### Work to complete
Retype nothing except the lines below from the one with "What TikZ code" through the one with "(0,0) rectangle (615,548);", exactly, with images left out.

### Extracted data
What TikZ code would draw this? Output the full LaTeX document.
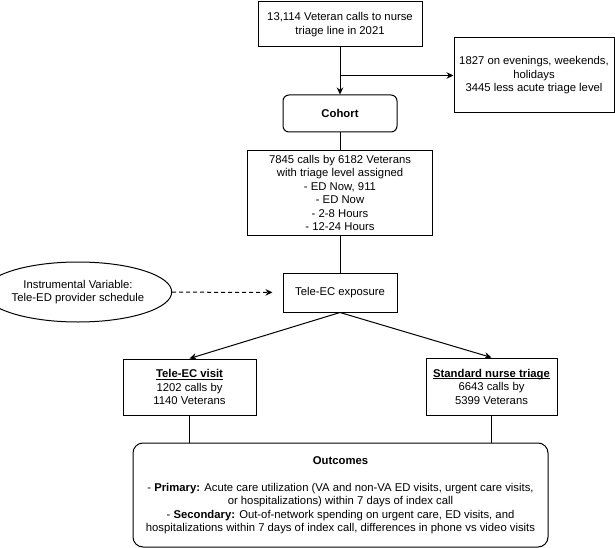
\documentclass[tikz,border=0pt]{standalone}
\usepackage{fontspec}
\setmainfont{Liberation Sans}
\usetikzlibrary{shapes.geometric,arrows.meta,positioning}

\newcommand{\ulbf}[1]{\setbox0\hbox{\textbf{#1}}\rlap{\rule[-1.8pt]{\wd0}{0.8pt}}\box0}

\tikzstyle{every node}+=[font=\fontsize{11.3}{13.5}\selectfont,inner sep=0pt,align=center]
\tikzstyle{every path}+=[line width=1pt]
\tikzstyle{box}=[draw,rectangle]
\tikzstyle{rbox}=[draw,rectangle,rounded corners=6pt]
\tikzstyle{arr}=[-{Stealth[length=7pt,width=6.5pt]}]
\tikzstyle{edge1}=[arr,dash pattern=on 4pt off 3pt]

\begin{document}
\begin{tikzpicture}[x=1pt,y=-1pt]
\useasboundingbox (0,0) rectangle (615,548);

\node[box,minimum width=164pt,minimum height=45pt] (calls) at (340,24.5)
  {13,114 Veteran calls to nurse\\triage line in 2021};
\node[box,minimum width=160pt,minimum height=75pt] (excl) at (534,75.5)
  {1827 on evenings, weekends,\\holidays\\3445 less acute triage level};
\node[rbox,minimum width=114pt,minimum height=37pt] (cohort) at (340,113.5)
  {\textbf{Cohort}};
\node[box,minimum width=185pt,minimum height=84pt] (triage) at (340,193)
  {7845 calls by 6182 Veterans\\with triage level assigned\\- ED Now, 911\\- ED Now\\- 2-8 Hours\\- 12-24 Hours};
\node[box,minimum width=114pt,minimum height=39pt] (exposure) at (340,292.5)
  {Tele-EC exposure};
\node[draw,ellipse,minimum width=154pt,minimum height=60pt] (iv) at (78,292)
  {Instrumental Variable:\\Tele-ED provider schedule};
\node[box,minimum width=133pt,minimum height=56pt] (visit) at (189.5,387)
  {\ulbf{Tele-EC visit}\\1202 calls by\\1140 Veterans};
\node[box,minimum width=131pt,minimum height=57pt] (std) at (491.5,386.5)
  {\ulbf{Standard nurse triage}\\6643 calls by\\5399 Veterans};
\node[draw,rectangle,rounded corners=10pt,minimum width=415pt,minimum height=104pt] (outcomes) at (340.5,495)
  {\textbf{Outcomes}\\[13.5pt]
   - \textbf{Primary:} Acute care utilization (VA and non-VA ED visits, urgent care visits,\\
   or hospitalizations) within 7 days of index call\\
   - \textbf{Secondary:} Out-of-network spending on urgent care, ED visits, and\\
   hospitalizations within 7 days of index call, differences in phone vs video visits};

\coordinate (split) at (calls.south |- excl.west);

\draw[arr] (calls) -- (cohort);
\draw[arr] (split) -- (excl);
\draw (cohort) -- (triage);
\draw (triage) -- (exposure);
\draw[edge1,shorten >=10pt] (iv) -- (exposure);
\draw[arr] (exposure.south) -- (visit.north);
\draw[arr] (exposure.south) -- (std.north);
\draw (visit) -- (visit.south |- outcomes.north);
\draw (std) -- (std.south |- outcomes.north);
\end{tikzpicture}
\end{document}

==

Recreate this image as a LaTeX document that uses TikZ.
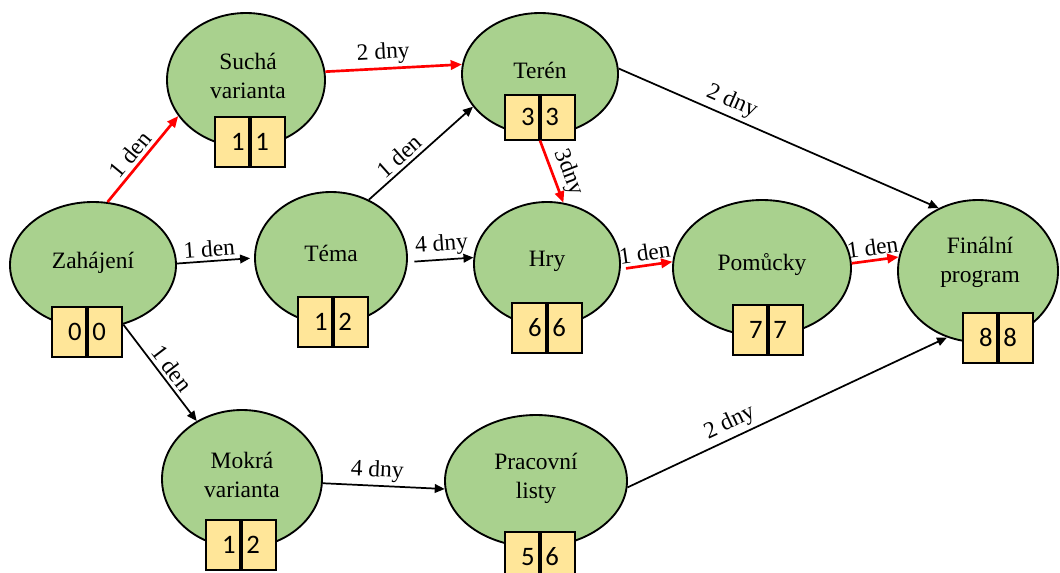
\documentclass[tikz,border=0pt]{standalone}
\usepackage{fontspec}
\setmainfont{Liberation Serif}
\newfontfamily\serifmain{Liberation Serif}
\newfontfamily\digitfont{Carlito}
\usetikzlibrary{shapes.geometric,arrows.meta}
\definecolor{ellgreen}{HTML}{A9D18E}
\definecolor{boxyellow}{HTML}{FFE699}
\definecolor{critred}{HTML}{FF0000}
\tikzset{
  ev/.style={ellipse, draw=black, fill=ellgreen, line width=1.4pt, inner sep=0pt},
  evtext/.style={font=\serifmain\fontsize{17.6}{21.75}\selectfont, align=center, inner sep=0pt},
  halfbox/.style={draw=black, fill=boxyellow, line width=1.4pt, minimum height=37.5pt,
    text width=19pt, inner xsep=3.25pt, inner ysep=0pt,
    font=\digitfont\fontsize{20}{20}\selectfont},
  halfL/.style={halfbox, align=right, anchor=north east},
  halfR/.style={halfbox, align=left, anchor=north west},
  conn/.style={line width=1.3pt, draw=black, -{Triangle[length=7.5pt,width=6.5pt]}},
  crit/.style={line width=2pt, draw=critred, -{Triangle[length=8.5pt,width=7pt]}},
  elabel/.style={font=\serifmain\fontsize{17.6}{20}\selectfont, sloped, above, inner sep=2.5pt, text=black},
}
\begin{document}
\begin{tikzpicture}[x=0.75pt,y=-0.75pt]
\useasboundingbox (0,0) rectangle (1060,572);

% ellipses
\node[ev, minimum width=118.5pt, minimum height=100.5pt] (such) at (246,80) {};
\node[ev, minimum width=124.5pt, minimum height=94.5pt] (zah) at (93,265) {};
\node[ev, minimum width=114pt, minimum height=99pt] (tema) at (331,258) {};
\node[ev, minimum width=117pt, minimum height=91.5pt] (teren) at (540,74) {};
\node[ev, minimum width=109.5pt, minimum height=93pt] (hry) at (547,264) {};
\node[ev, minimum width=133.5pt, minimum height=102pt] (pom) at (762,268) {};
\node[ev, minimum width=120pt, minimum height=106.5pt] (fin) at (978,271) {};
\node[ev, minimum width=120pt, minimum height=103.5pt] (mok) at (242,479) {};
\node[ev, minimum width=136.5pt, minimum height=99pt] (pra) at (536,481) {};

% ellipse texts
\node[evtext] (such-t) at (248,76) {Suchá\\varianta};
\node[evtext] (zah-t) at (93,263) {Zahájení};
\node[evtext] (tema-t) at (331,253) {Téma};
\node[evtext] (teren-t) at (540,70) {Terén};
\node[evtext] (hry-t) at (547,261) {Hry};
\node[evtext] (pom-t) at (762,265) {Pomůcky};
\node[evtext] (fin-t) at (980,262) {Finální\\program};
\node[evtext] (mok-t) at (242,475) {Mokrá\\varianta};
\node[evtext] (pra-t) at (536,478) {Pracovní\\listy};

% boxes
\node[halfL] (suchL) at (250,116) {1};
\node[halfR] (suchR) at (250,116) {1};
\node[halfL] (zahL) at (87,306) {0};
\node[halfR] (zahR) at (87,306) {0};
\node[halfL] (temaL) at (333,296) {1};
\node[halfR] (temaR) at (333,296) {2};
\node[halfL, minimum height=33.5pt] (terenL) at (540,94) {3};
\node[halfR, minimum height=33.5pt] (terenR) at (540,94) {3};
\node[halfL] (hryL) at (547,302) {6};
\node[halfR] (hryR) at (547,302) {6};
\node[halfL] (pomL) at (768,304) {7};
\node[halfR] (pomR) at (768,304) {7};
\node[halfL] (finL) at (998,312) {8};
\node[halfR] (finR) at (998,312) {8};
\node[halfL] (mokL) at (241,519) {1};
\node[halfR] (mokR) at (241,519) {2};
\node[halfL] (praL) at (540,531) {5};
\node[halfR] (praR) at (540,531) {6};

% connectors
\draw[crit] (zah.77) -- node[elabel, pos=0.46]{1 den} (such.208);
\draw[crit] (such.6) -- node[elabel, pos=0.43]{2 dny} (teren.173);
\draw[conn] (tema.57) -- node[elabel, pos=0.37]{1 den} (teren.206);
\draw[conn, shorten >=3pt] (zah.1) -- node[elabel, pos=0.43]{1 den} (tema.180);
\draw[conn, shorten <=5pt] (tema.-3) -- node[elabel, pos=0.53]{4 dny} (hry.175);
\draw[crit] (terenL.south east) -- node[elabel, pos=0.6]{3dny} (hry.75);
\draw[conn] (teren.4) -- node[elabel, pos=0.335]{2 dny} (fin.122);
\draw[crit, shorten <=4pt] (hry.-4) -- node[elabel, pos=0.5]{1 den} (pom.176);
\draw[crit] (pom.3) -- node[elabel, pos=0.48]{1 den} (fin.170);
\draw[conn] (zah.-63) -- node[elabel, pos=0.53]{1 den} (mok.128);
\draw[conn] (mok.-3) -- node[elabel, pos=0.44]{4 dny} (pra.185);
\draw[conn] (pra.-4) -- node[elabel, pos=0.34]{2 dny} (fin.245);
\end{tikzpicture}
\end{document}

--

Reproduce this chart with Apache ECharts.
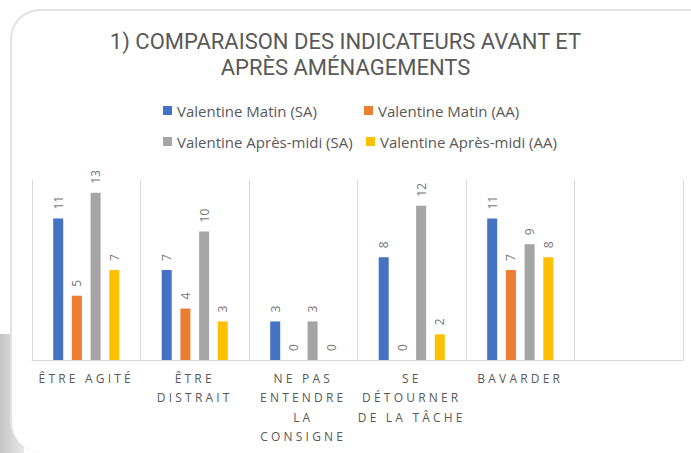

### The solution
What TikZ code would draw this? Output the full LaTeX document.
\documentclass[tikz,border=0pt]{standalone}
\usepackage{fontspec}
\setmainfont{Liberation Sans}
\usetikzlibrary{shapes.geometric,arrows.meta,positioning}

\newcommand{\ulbf}[1]{\setbox0\hbox{\textbf{#1}}\rlap{\rule[-1.8pt]{\wd0}{0.8pt}}\box0}

\tikzstyle{every node}+=[font=\fontsize{11.3}{13.5}\selectfont,inner sep=0pt,align=center]
\tikzstyle{every path}+=[line width=1pt]
\tikzstyle{box}=[draw,rectangle]
\tikzstyle{rbox}=[draw,rectangle,rounded corners=6pt]
\tikzstyle{arr}=[-{Stealth[length=7pt,width=6.5pt]}]
\tikzstyle{edge1}=[arr,dash pattern=on 4pt off 3pt]

\begin{document}
\begin{tikzpicture}[x=1pt,y=-1pt]
\useasboundingbox (0,0) rectangle (615,548);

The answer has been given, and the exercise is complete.